### Stated exercise
Retype every line from the start of the data down to and including the line with "(kiint) at (1033,156.5)". Skip the pictures.

### Material provided
__________________________________________________

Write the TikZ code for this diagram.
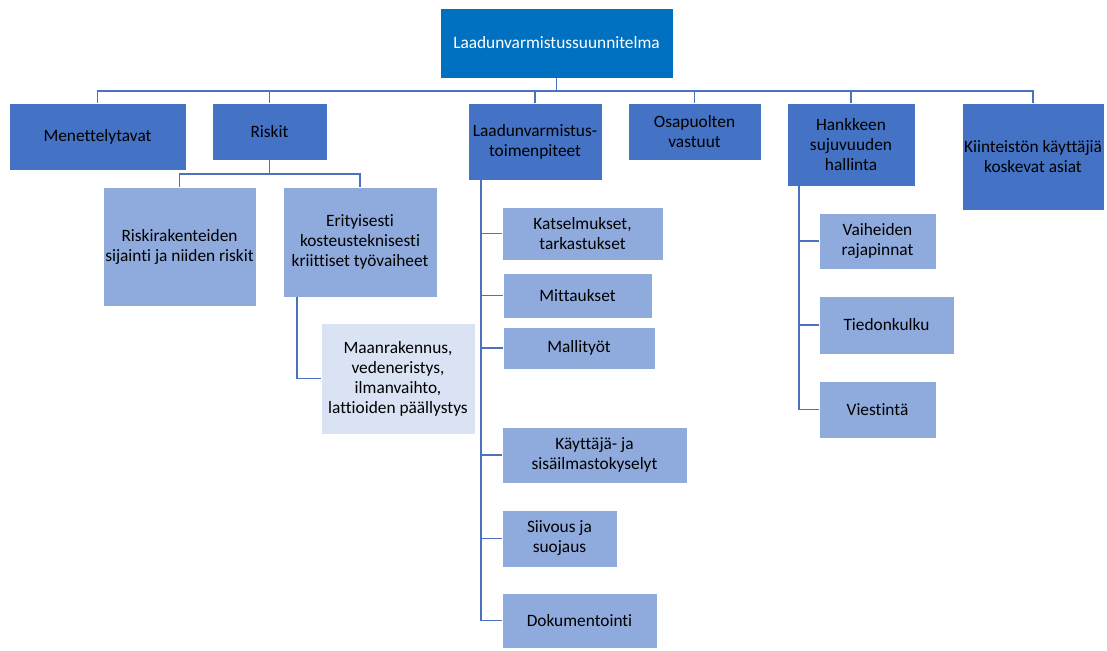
\documentclass[tikz,border=0pt]{standalone}
\usepackage{fontspec}
\setmainfont[Ligatures=NoCommon]{Carlito}
\usetikzlibrary{calc}
\definecolor{TopBlue}{HTML}{0070C0}
\definecolor{MainBlue}{HTML}{4472C4}
\definecolor{SubBlue}{HTML}{8FAADC}
\definecolor{PaleBlue}{HTML}{DAE3F3}
\definecolor{LineBlue}{HTML}{4A72BE}
\tikzset{
  card/.style={
    draw=white, line width=0.5pt, inner sep=1pt, align=center,
    font=\fontsize{13}{15}\selectfont
  },
  topcard/.style={card, fill=TopBlue, text=white},
  maincard/.style={card, fill=MainBlue, text=black},
  subcard/.style={card, fill=SubBlue, text=black},
  palecard/.style={card, fill=PaleBlue, text=black},
  wh/.style 2 args={minimum width=#1*0.75pt, minimum height=#2*0.75pt},
  link/.style={draw=LineBlue, line width=1.3pt}
}

\begin{document}
\begin{tikzpicture}[x=0.75pt,y=-0.75pt]
    \useasboundingbox (0,0) rectangle (1107,650);

    % ylin taso
    \node[topcard,wh={233}{70}] (plan) at (556.5,43) {Laadunvarmistussuunnitelma};

    % toinen taso
    \node[maincard,wh={177}{67}] (menet) at (97.5,136.5) {Menettelytavat};
    \node[maincard,wh={115}{57}] (risk) at (269.5,131.5) {Riskit};
    \node[maincard,wh={134}{77}] (lv) at (535,141.5) {Laadunvarmistus-\\toimenpiteet};
    \node[maincard,wh={133}{57}] (osap) at (694.5,131.5) {Osapuolten\\vastuut};
    \node[maincard,wh={128}{83}] (hank) at (851,144.5) {Hankkeen\\sujuvuuden\\hallinta};
    \node[maincard,wh={142}{107}] (kiint) at (1033,156.5) {Kiinteistön käyttäjiä\\koskevat asiat};

    % riskit
    \node[subcard,wh={153}{119}] (riskirak) at (179.5,246.5) {Riskirakenteiden\\sijainti ja niiden riskit};
    \node[subcard,wh={154}{110}] (erit) at (360,242) {Erityisesti\\kosteusteknisesti\\kriittiset työvaiheet};
    \node[palecard,wh={154}{111}] (maan) at (398,378.5)
      {Maanrakennus,\\vedeneristys,\\ilmanvaihto,\\lattioiden päällystys};

    % toimenpiteet
    \node[subcard,wh={161}{53}] (kats) at (582.5,233.5) {Katselmukset,\\tarkastukset};
    \node[subcard,wh={149}{45}] (mitt) at (577.5,295.5) {Mittaukset};
    \node[subcard,wh={152}{42}] (mall) at (579,348) {Mallityöt};
    \node[subcard,wh={185}{56}] (kaytt) at (594.5,455) {Käyttäjä- ja\\sisäilmastokyselyt};
    \node[subcard,wh={115}{57}] (siiv) at (559.5,538.5) {Siivous ja\\suojaus};
    \node[subcard,wh={155}{55}] (dok) at (579.5,620.5) {Dokumentointi};

    % sujuvuus
    \node[subcard,wh={117}{56}] (vaih) at (877.5,241) {Vaiheiden\\rajapinnat};
    \node[subcard,wh={135}{58}] (tied) at (886.5,325) {Tiedonkulku};
    \node[subcard,wh={117}{57}] (vies) at (877.5,409.5) {Viestintä};

    % yhteydet
    \foreach \n in {menet,risk,lv,osap,hank,kiint}
      \draw[link] (plan.south) -- ++(0,12.5) -| (\n.north);
    \foreach \n in {riskirak,erit}
      \draw[link] (risk.south) -- ++(0,13.5) -| (\n.north);
    \draw[link] ($(erit.south west)+(14,0)$) |- (maan.west);

    \coordinate (lvspine) at ($(lv.south west)+(13,0)$);
    \draw[link] (lvspine) |- (dok.west);
    \foreach \n in {kats,mitt,mall,kaytt,siiv}
      \draw[link] (lvspine |- \n.west) -- (\n.west);

    \coordinate (hankspine) at ($(hank.south west)+(12,0)$);
    \draw[link] (hankspine) |- (vies.west);
    \foreach \n in {vaih,tied}
      \draw[link] (hankspine |- \n.west) -- (\n.west);
  \end{tikzpicture}
\end{document}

__________________________________________________

### Response below
Write the TikZ code for this diagram.
\documentclass[tikz,border=0pt]{standalone}
\usepackage{fontspec}
\setmainfont[Ligatures=NoCommon]{Carlito}
\usetikzlibrary{calc}
\definecolor{TopBlue}{HTML}{0070C0}
\definecolor{MainBlue}{HTML}{4472C4}
\definecolor{SubBlue}{HTML}{8FAADC}
\definecolor{PaleBlue}{HTML}{DAE3F3}
\definecolor{LineBlue}{HTML}{4A72BE}
\tikzset{
  card/.style={
    draw=white, line width=0.5pt, inner sep=1pt, align=center,
    font=\fontsize{13}{15}\selectfont
  },
  topcard/.style={card, fill=TopBlue, text=white},
  maincard/.style={card, fill=MainBlue, text=black},
  subcard/.style={card, fill=SubBlue, text=black},
  palecard/.style={card, fill=PaleBlue, text=black},
  wh/.style 2 args={minimum width=#1*0.75pt, minimum height=#2*0.75pt},
  link/.style={draw=LineBlue, line width=1.3pt}
}

\begin{document}
\begin{tikzpicture}[x=0.75pt,y=-0.75pt]
    \useasboundingbox (0,0) rectangle (1107,650);

    % ylin taso
    \node[topcard,wh={233}{70}] (plan) at (556.5,43) {Laadunvarmistussuunnitelma};

    % toinen taso
    \node[maincard,wh={177}{67}] (menet) at (97.5,136.5) {Menettelytavat};
    \node[maincard,wh={115}{57}] (risk) at (269.5,131.5) {Riskit};
    \node[maincard,wh={134}{77}] (lv) at (535,141.5) {Laadunvarmistus-\\toimenpiteet};
    \node[maincard,wh={133}{57}] (osap) at (694.5,131.5) {Osapuolten\\vastuut};
    \node[maincard,wh={128}{83}] (hank) at (851,144.5) {Hankkeen\\sujuvuuden\\hallinta};
    \node[maincard,wh={142}{107}] (kiint) at (1033,156.5) {Kiinteistön käyttäjiä\\koskevat asiat};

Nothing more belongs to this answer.